Ce test est une republication du test paru le 30 Juillet 2012, effectué à partir d'une version import aimablement prêtée par Trader.

Mais l'obsession Persona va beaucoup plus loin. Voilà trois ans que la version PS2 rôde chez moi, au détour des rangements, me stalkant comme on scrute la page Facebook de son ex. L'obsession, c'est aussi cette musique qui nous hante. Trois ans que j'écoute la bande-son en boucle. Si j'en crois cette usine à gaz qu'est iTunes, "I'll face myself", la musique des boss, a été jouée 157 fois à elle seule. Ces percussions enrobant un lancinant riff à la guitare, implacable, un rappel à chaque mesure que Persona 4, un petit miracle venu des studios japonais d'Atlus, n'est qu'obsession.

Le RPG scolaire

Hypnotiser avec une bonne mécanique de jeu, c'est la base de tout bon RPG, la clef de voute sans laquelle toute narration n'est finalement que du blabla plus ou moins bien écrit. Dragon Quest, la Roche de Solutré du JRPG, fait mouche à chaque fois en ne changeant quasiment rien. Final Fantasy opère sa séduction en changeant du tout au tout, capable de sacrifier une composante essentielle du genre. Bon dieu, même Pokémon arrive à être obsédant, en jouant sur la collection et, à son niveau, sur la soif de pouvoir. Persona 4 The Golden est beaucoup plus audacieux, car il propose de retranscrire une année entière de cette période de la vie que nous avons en toute logique détesté : nos années lycées.

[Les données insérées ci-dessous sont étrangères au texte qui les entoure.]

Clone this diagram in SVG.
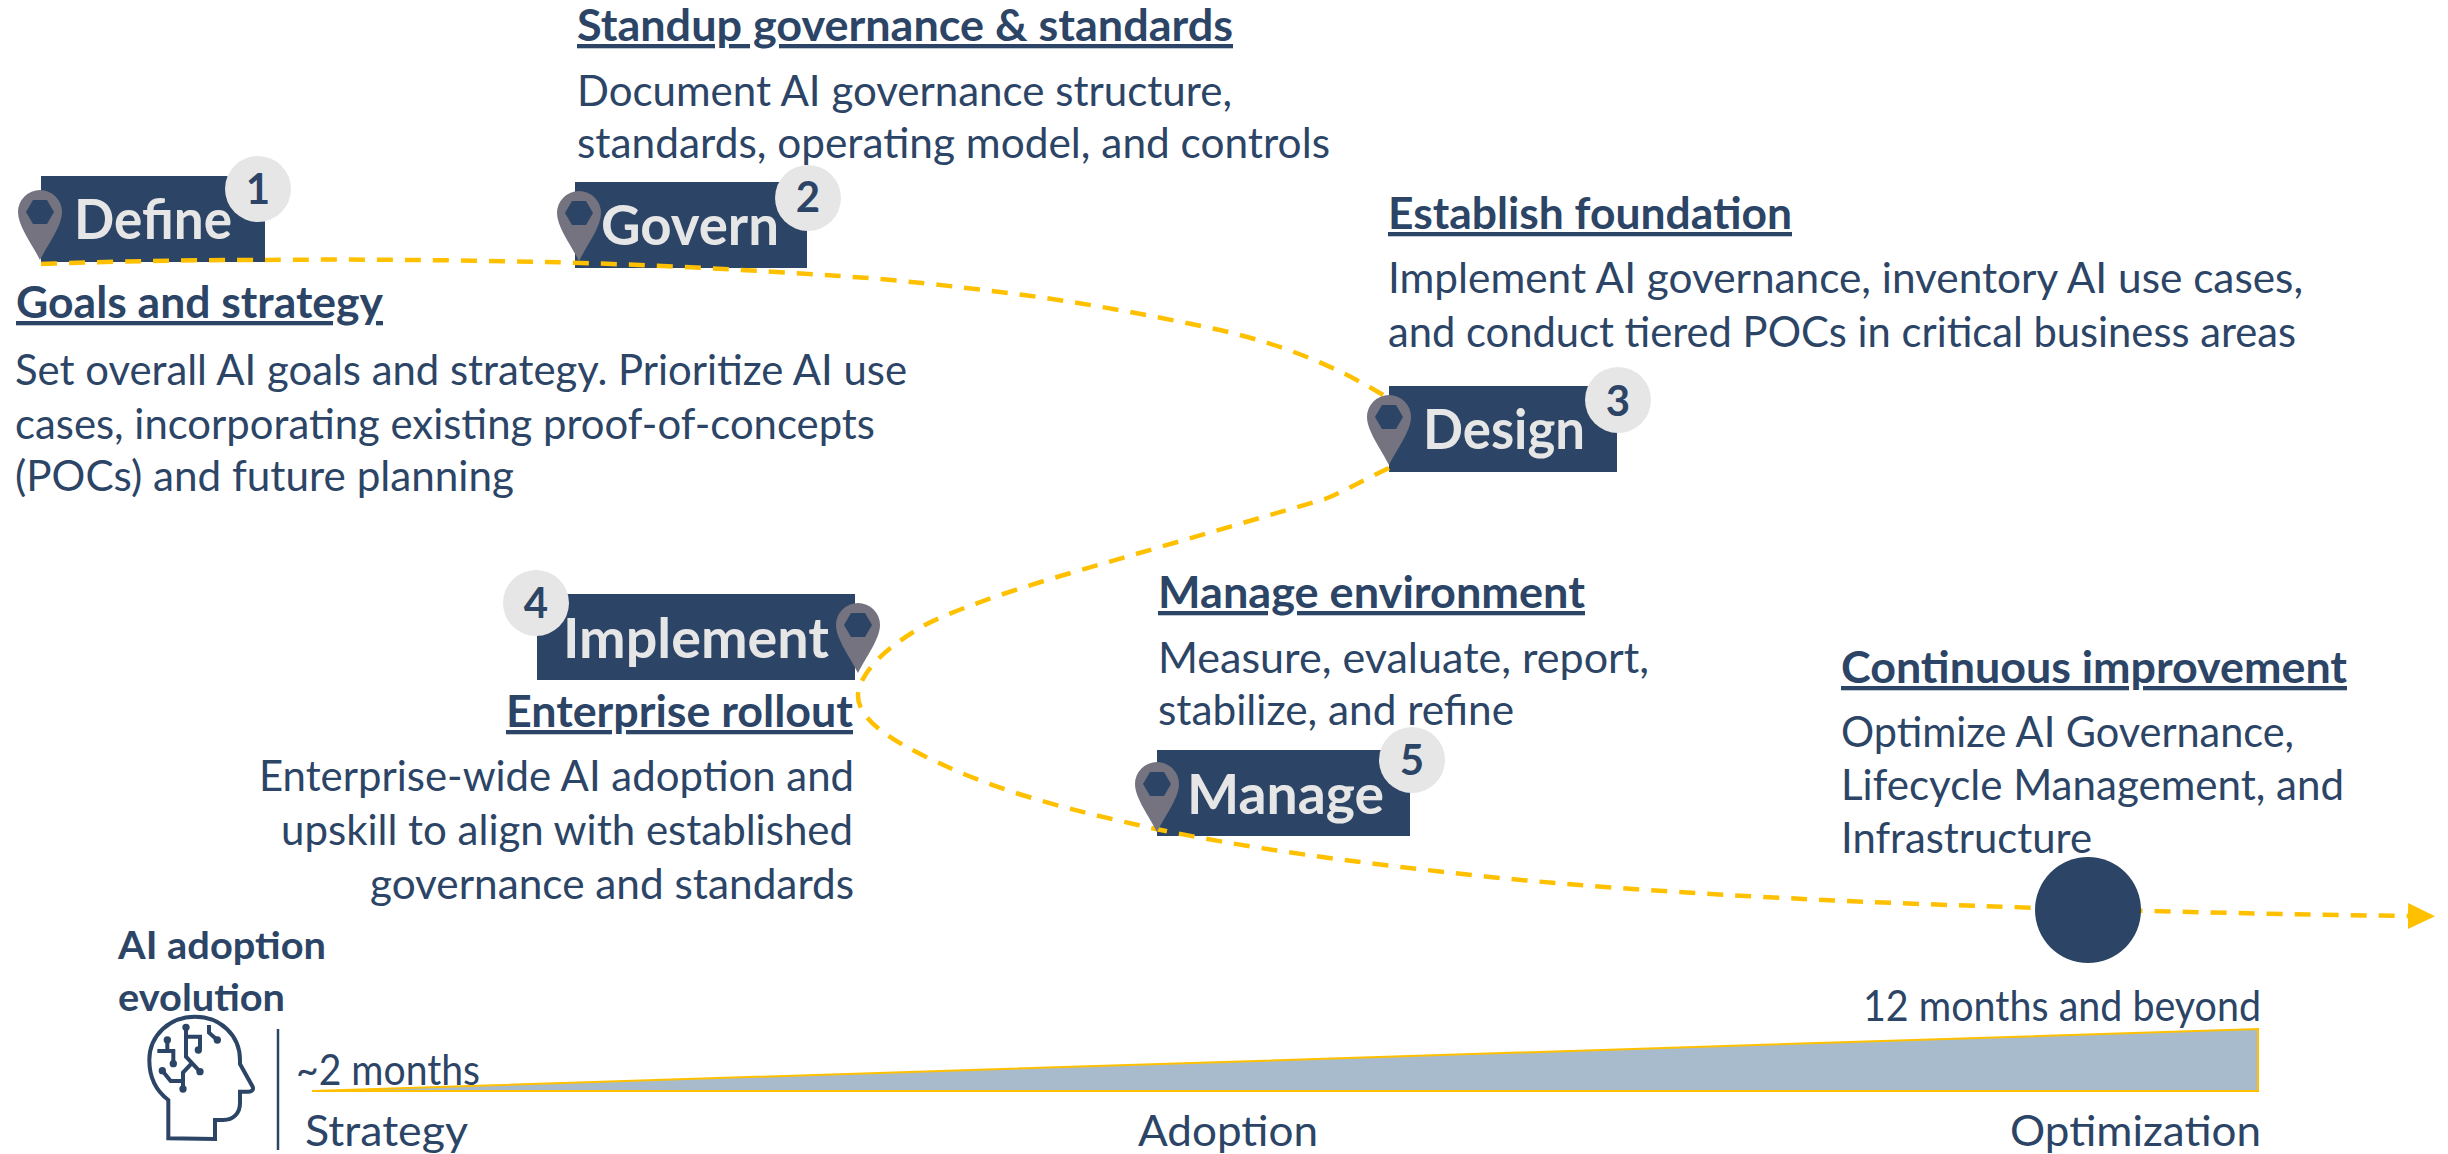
<svg xmlns="http://www.w3.org/2000/svg" width="2448" height="1154" viewBox="0 0 2448 1154">
<style>
text{font-family:"Lato","Open Sans","Liberation Sans",sans-serif;fill:#2c4566}
.b{font-size:42px}
.h{font-size:43px;font-weight:700;text-decoration:underline}
.l{font-size:56px;font-weight:700;fill:#e7e6e6}
.n{font-size:42px;font-weight:700;text-anchor:middle}
.t{font-size:38px;font-weight:700}
.box{fill:#2c4566}
.badge{fill:#e7e6e6}
.dash{fill:none;stroke:#ffc000;stroke-width:4.5;stroke-dasharray:16 12}
.ic{fill:none;stroke:#2c4566;stroke-width:12}
</style>
<defs>
<g id="pin"><path d="M0,0C-8,-16 -22,-34 -22,-48A22,22 0 1 1 22,-48C22,-34 8,-16 0,0Z" fill="#74737f"/><path d="M-14,-48L-7,-60H7L14,-48L7,-36H-7Z" fill="#2c4566"/></g>
<marker id="arr" markerUnits="userSpaceOnUse" markerWidth="28" markerHeight="28" refX="0" refY="14" orient="auto"><path d="M0,1L27,14L0,27Z" fill="#ffc000"/></marker>
</defs>
<g id="box-layer">
<rect class="box" x="41" y="176" width="224" height="86"/>
<rect class="box" x="575" y="182" width="232" height="86"/>
<rect class="box" x="1389" y="386" width="228" height="86"/>
<rect class="box" x="537" y="594" width="318" height="86"/>
<rect class="box" x="1157" y="750" width="253" height="86"/>
</g>
<g id="connectors">
<path class="dash" d="M41,264C120,261 200,260 265,260C350,259 450,260 545,262C640,264 750,270 840,276C900,280 950,286 1000,292C1075,301 1150,315 1220,330C1280,344 1335,365 1388,398"/>
<path class="dash" d="M1389,468C1360,482 1340,493 1325,499L1057,577C1000,594 950,612 925,625C890,645 860,670 858,695C857,725 910,750 950,768C1010,795 1080,812 1138,825C1240,848 1360,863 1490,877C1650,893 1850,902 1980,906C2100,910 2250,914 2408,916" marker-end="url(#arr)"/>
</g>
<g id="node-define"><use href="#pin" x="40" y="260"/><text class="l" x="74" y="239" textLength="158" lengthAdjust="spacingAndGlyphs">Define</text><circle class="badge" cx="258" cy="189" r="33"/><text class="n" x="258" y="204">1</text></g>
<g id="node-govern"><use href="#pin" x="579" y="261"/><text class="l" x="601" y="245" textLength="178" lengthAdjust="spacingAndGlyphs">Govern</text><circle class="badge" cx="808" cy="198" r="33"/><text class="n" x="808" y="212">2</text></g>
<g id="node-design"><use href="#pin" x="1389" y="465"/><text class="l" x="1423" y="449" textLength="162" lengthAdjust="spacingAndGlyphs">Design</text><circle class="badge" cx="1618" cy="400" r="33"/><text class="n" x="1618" y="416">3</text></g>
<g id="node-implement"><use href="#pin" x="858" y="673"/><text class="l" x="563" y="658" textLength="266" lengthAdjust="spacingAndGlyphs">Implement</text><circle class="badge" cx="536" cy="603" r="33"/><text class="n" x="536" y="618">4</text></g>
<g id="node-manage"><use href="#pin" x="1157" y="832"/><text class="l" x="1187" y="814" textLength="197" lengthAdjust="spacingAndGlyphs">Manage</text><circle class="badge" cx="1412" cy="760" r="33"/><text class="n" x="1412" y="775">5</text></g>
<g id="node-milestone"><text class="b" x="1841" y="853" textLength="251" lengthAdjust="spacingAndGlyphs">Infrastructure</text><circle class="box" cx="2088" cy="910" r="53"/></g>
<g id="labels">
<text class="h" x="577" y="41" textLength="656" lengthAdjust="spacingAndGlyphs">Standup governance &amp; standards</text>
<text class="b" x="577" y="106" textLength="655" lengthAdjust="spacingAndGlyphs">Document AI governance structure,</text>
<text class="b" x="577" y="158" textLength="753" lengthAdjust="spacingAndGlyphs">standards, operating model, and controls</text>
<text class="h" x="1388" y="229" textLength="404" lengthAdjust="spacingAndGlyphs">Establish foundation</text>
<text class="b" x="1388" y="293" textLength="915" lengthAdjust="spacingAndGlyphs">Implement AI governance, inventory AI use cases,</text>
<text class="b" x="1388" y="347" textLength="908" lengthAdjust="spacingAndGlyphs">and conduct tiered POCs in critical business areas</text>
<text class="h" x="16" y="318" textLength="367" lengthAdjust="spacingAndGlyphs">Goals and strategy</text>
<text class="b" x="15" y="385" textLength="892" lengthAdjust="spacingAndGlyphs">Set overall AI goals and strategy. Prioritize AI use</text>
<text class="b" x="15" y="439" textLength="860" lengthAdjust="spacingAndGlyphs">cases, incorporating existing proof-of-concepts</text>
<text class="b" x="15" y="491" textLength="499" lengthAdjust="spacingAndGlyphs">(POCs) and future planning</text>
<text class="h" x="506" y="727" textLength="347" lengthAdjust="spacingAndGlyphs">Enterprise rollout</text>
<text class="b" x="259" y="791" textLength="595" lengthAdjust="spacingAndGlyphs">Enterprise-wide AI adoption and</text>
<text class="b" x="281" y="845" textLength="572" lengthAdjust="spacingAndGlyphs">upskill to align with established</text>
<text class="b" x="370" y="899" textLength="484" lengthAdjust="spacingAndGlyphs">governance and standards</text>
<text class="h" x="1158" y="608" textLength="427" lengthAdjust="spacingAndGlyphs">Manage environment</text>
<text class="b" x="1158" y="673" textLength="491" lengthAdjust="spacingAndGlyphs">Measure, evaluate, report,</text>
<text class="b" x="1158" y="725" textLength="356" lengthAdjust="spacingAndGlyphs">stabilize, and refine</text>
<text class="h" x="1841" y="683" textLength="506" lengthAdjust="spacingAndGlyphs">Continuous improvement</text>
<text class="b" x="1841" y="747" textLength="453" lengthAdjust="spacingAndGlyphs">Optimize AI Governance,</text>
<text class="b" x="1841" y="800" textLength="503" lengthAdjust="spacingAndGlyphs">Lifecycle Management, and</text>
</g>
<g id="timeline">
<path d="M312,1091L2258,1029V1091Z" fill="#a8bbcd" stroke="#ffc000" stroke-width="2"/>
<text class="t" x="118" y="959" textLength="208" lengthAdjust="spacingAndGlyphs">AI adoption</text>
<text class="t" x="118" y="1011" textLength="167" lengthAdjust="spacingAndGlyphs">evolution</text>
<text class="b" x="296" y="1085" textLength="184" lengthAdjust="spacingAndGlyphs">~2 months</text>
<text class="b" x="1863" y="1021" textLength="398" lengthAdjust="spacingAndGlyphs">12 months and beyond</text>
<text class="b" x="305" y="1146" textLength="163" lengthAdjust="spacingAndGlyphs">Strategy</text>
<text class="b" x="1138" y="1146" textLength="180" lengthAdjust="spacingAndGlyphs">Adoption</text>
<text class="b" x="2010" y="1146" textLength="251" lengthAdjust="spacingAndGlyphs">Optimization</text>
<path d="M278,1029V1150" stroke="#2c4566" stroke-width="2.5" fill="none"/>
<g transform="translate(100 920) scale(.3333)">
<path class="ic" d="M205,655V540C165,510 148,470 148,420C148,345 210,290 285,290C360,290 420,345 420,420V432L458,500C462,510 455,515 445,515H420V550C420,580 400,600 370,600H345V657Z"/>
<path class="ic" d="M202,360V393M172,393H220V430M258,322V410L300,455M258,350H300V390M275,430L249,458V507M187,452L212,483H249M327,315V338L352,360"/>
<g fill="#2c4566"><circle cx="202" cy="360" r="11"/><circle cx="220" cy="431" r="11"/><circle cx="187" cy="452" r="11"/><circle cx="249" cy="507" r="11"/><circle cx="300" cy="455" r="11"/><circle cx="295" cy="390" r="11"/><circle cx="258" cy="322" r="11"/><circle cx="352" cy="360" r="11"/></g>
</g>
</g>
</svg>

Meurtres mystérieux à Inaba

Arrive un jeune ado dans un bled lambda du Japon, suffisamment grand pour avoir un lycée et un petit centre commercial. Il va être accueilli par cet oncle, un enquêteur dans la police, un "vieux beau" qui délaisse sa petite fille de six ans. Un an à tuer à Pétaouchnok, ça peut paraitre long, sauf quand commencent à se succéder des meurtres, fil rouge de l'aventure... Le mutique héros, flanqué de ses nouveaux camarades de classe, va faire la découverte d'un monde parallèle en entrant dans les postes de télé. C'est dans ce monde délirant qu'ils vont tous réveiller leur "Persona", arcanes de tarot et incantations indispensables pour affronter les "Shadow", ces monstres qui semblent être la cause de tout ce désordre.

Le RPG des hipsters

Mais plus que les démons et plus que Teddie (cette mascotte débile qui fait le guide à travers un monde parallèle), le plus hallucinant ici reste ce groupe d'ados, stylés jusqu'au bout des ongles. Il serait facile de considérer que du haut de sa direction artistique de "jeu pour hipsters", Persona 4 : The Golden n'est qu'un Dungeon RPG pour bobos qui iront bruncher leur Vita sous la main. Le style n'est pas tout, chaque design de Shigenori Soejima est mûrement réfléchi. Le héros, formel, n'a rien à voir avec son buddy Yosuke, le petit bourge de la ville qui se balade avec son casque sur la tête. Que ce soit Chie, l'obsédé des arts martiaux, ou Yukiko, la jolie introvertie, chacun trouve ici une identité visuelle bien distincte, malgré les uniformes japonais de tous les jours.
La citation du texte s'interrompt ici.